*TASK TO COMPLETE:*
Write out the material again word for word, dropping any images it holds.

*COLLECTED DATA:*

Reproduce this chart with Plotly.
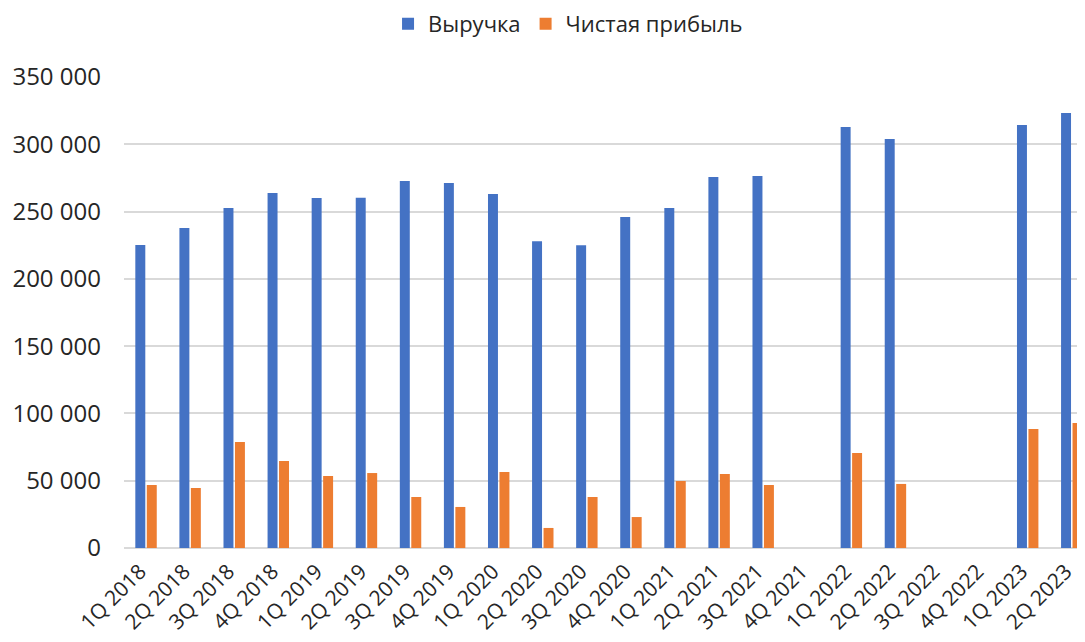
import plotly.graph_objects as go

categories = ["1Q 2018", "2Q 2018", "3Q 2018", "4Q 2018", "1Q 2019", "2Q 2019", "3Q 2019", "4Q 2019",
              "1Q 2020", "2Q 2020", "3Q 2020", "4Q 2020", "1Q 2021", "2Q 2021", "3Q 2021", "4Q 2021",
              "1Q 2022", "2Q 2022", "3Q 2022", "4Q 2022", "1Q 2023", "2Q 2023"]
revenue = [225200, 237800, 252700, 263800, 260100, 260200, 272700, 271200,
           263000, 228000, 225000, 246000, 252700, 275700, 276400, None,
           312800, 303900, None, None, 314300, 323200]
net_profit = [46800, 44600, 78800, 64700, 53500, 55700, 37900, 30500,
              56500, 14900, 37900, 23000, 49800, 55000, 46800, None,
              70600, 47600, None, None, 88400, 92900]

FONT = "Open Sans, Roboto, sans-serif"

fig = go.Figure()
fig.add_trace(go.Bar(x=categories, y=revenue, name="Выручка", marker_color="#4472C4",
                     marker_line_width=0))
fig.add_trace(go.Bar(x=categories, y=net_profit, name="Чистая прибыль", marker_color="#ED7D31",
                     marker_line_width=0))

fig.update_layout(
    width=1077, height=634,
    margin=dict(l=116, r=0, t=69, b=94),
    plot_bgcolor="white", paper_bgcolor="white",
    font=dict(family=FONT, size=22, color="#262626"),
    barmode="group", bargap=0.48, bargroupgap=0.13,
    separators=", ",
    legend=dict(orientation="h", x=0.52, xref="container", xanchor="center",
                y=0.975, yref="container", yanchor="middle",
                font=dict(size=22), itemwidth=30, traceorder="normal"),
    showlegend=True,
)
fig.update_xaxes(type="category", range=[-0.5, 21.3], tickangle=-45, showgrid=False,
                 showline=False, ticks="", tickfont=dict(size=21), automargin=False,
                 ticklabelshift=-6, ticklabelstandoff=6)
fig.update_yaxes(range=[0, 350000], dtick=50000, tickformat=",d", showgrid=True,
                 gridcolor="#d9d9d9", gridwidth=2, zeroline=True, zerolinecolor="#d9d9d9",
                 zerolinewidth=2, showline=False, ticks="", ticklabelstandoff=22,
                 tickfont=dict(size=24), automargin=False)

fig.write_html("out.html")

*SOLUTION BELOW:*
Reproduce this chart with Plotly.
import plotly.graph_objects as go

categories = ["1Q 2018", "2Q 2018", "3Q 2018", "4Q 2018", "1Q 2019", "2Q 2019", "3Q 2019", "4Q 2019",
              "1Q 2020", "2Q 2020", "3Q 2020", "4Q 2020", "1Q 2021", "2Q 2021", "3Q 2021", "4Q 2021",
              "1Q 2022", "2Q 2022", "3Q 2022", "4Q 2022", "1Q 2023", "2Q 2023"]
revenue = [225200, 237800, 252700, 263800, 260100, 260200, 272700, 271200,
           263000, 228000, 225000, 246000, 252700, 275700, 276400, None,
           312800, 303900, None, None, 314300, 323200]
net_profit = [46800, 44600, 78800, 64700, 53500, 55700, 37900, 30500,
              56500, 14900, 37900, 23000, 49800, 55000, 46800, None,
              70600, 47600, None, None, 88400, 92900]

FONT = "Open Sans, Roboto, sans-serif"

fig = go.Figure()
fig.add_trace(go.Bar(x=categories, y=revenue, name="Выручка", marker_color="#4472C4",
                     marker_line_width=0))
fig.add_trace(go.Bar(x=categories, y=net_profit, name="Чистая прибыль", marker_color="#ED7D31",
                     marker_line_width=0))

fig.update_layout(
    width=1077, height=634,
    margin=dict(l=116, r=0, t=69, b=94),
    plot_bgcolor="white", paper_bgcolor="white",
    font=dict(family=FONT, size=22, color="#262626"),
    barmode="group", bargap=0.48, bargroupgap=0.13,
    separators=", ",
    legend=dict(orientation="h", x=0.52, xref="container", xanchor="center",
                y=0.975, yref="container", yanchor="middle",
                font=dict(size=22), itemwidth=30, traceorder="normal"),
    showlegend=True,
)
fig.update_xaxes(type="category", range=[-0.5, 21.3], tickangle=-45, showgrid=False,
                 showline=False, ticks="", tickfont=dict(size=21), automargin=False,
                 ticklabelshift=-6, ticklabelstandoff=6)
fig.update_yaxes(range=[0, 350000], dtick=50000, tickformat=",d", showgrid=True,
                 gridcolor="#d9d9d9", gridwidth=2, zeroline=True, zerolinecolor="#d9d9d9",
                 zerolinewidth=2, showline=False, ticks="", ticklabelstandoff=22,
                 tickfont=dict(size=24), automargin=False)

fig.write_html("out.html")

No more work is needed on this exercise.